Mavis Best
Mavis Merlina Stephenson Best, née Clarke, MBE was a grassroots social activist who worked for the civil rights of Black people in the UK. She led a successful campaign to overturn the so-called Sus law but was also active in many local church and community projects to improve the lives of Black people.
Life and career
Mavis Best was born into a farming family in Clarendon, Jamaica on 11 July 1939. In 1961, in her early 20s, she moved to London to join her three siblings, as part of the Windrush generation. She settled in Peckham, south London. Best trained as a community development worker in the mid-1970s at Goldsmiths College, University of London. A visiting South African lecturer at Goldsmiths, Basil Manning, noticed her and thought she would make a good leader of a campaign.At that time, the police, using the Vagrancy Act 1824, were disproportionately apprehending and searching Black people as young as 12 and mostly male, suspecting them of the “intent to commit an arrestable offence”. Young people were often detained for days without their families knowledge, and often ended up in prison. Best and other Lewisham women would go to the relevant police station and demand the young people be allowed home.
Best then led a campaign against the Sus law, called "Scrap the Sus". She organised and attended demonstrations, produced flyers, ran stalls at local events, scanned the local newspapers and demanded corrections to stories that misrepresented the Black community. Best also organised community attendance at court hearings and found witnesses who could contradict police evidence. Best also contacted Paul Boateng, then aged 28 and one of the few Black lawyers in London, and a future Home Secretary and Labour peer. He became involved in the campaign. At this time, while pressing for change, Best was raising three children on her own and had little money. After three years of the campaign, an all-party home affairs committee was set up and, in August 1981, section 4 of the Vagrancy Act 1824 was repealed.

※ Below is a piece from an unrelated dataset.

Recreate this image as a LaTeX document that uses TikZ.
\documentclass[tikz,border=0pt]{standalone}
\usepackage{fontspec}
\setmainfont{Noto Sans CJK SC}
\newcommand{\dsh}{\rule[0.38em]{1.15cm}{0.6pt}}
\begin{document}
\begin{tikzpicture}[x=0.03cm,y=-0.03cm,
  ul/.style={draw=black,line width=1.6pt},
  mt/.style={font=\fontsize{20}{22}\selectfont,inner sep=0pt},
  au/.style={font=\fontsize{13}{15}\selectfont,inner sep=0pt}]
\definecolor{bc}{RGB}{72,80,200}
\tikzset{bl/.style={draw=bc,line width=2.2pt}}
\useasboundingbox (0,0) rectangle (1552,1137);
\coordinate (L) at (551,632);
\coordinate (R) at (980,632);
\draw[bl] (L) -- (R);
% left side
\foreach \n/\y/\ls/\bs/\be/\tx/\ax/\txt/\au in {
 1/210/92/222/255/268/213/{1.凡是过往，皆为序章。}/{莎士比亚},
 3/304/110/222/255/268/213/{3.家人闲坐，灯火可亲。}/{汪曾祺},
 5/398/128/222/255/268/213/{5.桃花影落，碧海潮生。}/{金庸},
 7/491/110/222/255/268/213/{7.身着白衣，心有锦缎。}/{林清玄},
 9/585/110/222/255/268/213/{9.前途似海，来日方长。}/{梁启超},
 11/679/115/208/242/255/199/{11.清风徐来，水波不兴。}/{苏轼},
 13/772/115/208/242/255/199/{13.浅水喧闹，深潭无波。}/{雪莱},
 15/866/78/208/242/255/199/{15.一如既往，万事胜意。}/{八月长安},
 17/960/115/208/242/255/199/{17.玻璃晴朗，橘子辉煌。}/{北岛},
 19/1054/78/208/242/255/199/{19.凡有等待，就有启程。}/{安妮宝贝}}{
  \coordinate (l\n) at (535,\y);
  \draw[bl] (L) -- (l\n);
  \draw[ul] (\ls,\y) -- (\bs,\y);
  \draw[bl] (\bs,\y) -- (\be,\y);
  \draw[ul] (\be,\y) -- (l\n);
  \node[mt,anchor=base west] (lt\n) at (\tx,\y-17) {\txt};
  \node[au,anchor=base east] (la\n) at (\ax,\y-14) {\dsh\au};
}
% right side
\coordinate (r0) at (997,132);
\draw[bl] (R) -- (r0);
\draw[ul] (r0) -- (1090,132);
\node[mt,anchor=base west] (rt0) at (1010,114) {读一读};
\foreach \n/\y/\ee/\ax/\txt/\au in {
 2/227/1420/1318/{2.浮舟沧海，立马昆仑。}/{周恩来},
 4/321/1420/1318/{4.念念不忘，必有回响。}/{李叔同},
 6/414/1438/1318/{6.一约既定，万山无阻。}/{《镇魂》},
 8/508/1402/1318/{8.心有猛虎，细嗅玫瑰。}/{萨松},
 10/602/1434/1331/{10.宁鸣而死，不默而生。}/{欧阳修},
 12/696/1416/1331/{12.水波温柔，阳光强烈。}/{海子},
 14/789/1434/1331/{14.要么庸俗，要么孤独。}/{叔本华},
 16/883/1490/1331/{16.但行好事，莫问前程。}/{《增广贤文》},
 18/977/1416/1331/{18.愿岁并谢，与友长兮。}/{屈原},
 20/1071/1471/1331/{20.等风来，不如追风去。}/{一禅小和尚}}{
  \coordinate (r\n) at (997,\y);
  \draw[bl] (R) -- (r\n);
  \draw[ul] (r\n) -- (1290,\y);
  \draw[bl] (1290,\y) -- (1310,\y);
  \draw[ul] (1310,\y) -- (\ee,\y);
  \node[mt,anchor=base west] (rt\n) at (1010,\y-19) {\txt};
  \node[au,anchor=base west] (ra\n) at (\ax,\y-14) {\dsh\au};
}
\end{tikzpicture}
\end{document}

Best continued with her activism and community work. After the New Cross house fire, she was in the group set up by Aggrey Burke to provide counselling to families who had lost relatives in the fire. She participated in the Black People's Day of Action in March 1981 along with Boateng and 20,000 other people who marched to Fleet Street, then known for journalism and newspaper printing. Best worked for the North Lewisham Project setting up a supplementary school for under achieving British African-Caribbean children in schools in the Deptford area. She worked as a community development worker for Camden Social Services. She was charged by Neil Kinnock with developing ideas on race and health. Best was the Chair of the Maternity Alliance, an organisation concerned with childbirth and women's rights. Best was involved in starting the Saturday Achievement Project, was a trustee of the Simba Family Project, was a school governor, worked with the Anti-Racist Alliance and campaigned for justice for those, including Rohit Duggal, Rolan Adams and Stephen Lawrence, who were killed in racist attacks. She was a member of the panel reviewing the implementation of recommendations in the Macpherson Report.
In 1998, Best became a Labour councillor in Greenwich. In the same year, Boateng became a minister at the Home Office. He appointed Best to the national committee overseeing community development trusts. In 2002, Best set up the Greenwich African Caribbean Organisation with fellow councillor Ann-Marie Cousins.
Best was appointed an MBE in the 2002 New Year Honours, when she was youth affairs officer for the West Indian Standing Conference, for services to equal opportunities. Best was appointed an Alderwoman of the Royal Borough of Greenwich in 2021. In 2014, Best had a stroke and died on 14 November 2022 in a care home close to her family in Charlton, London.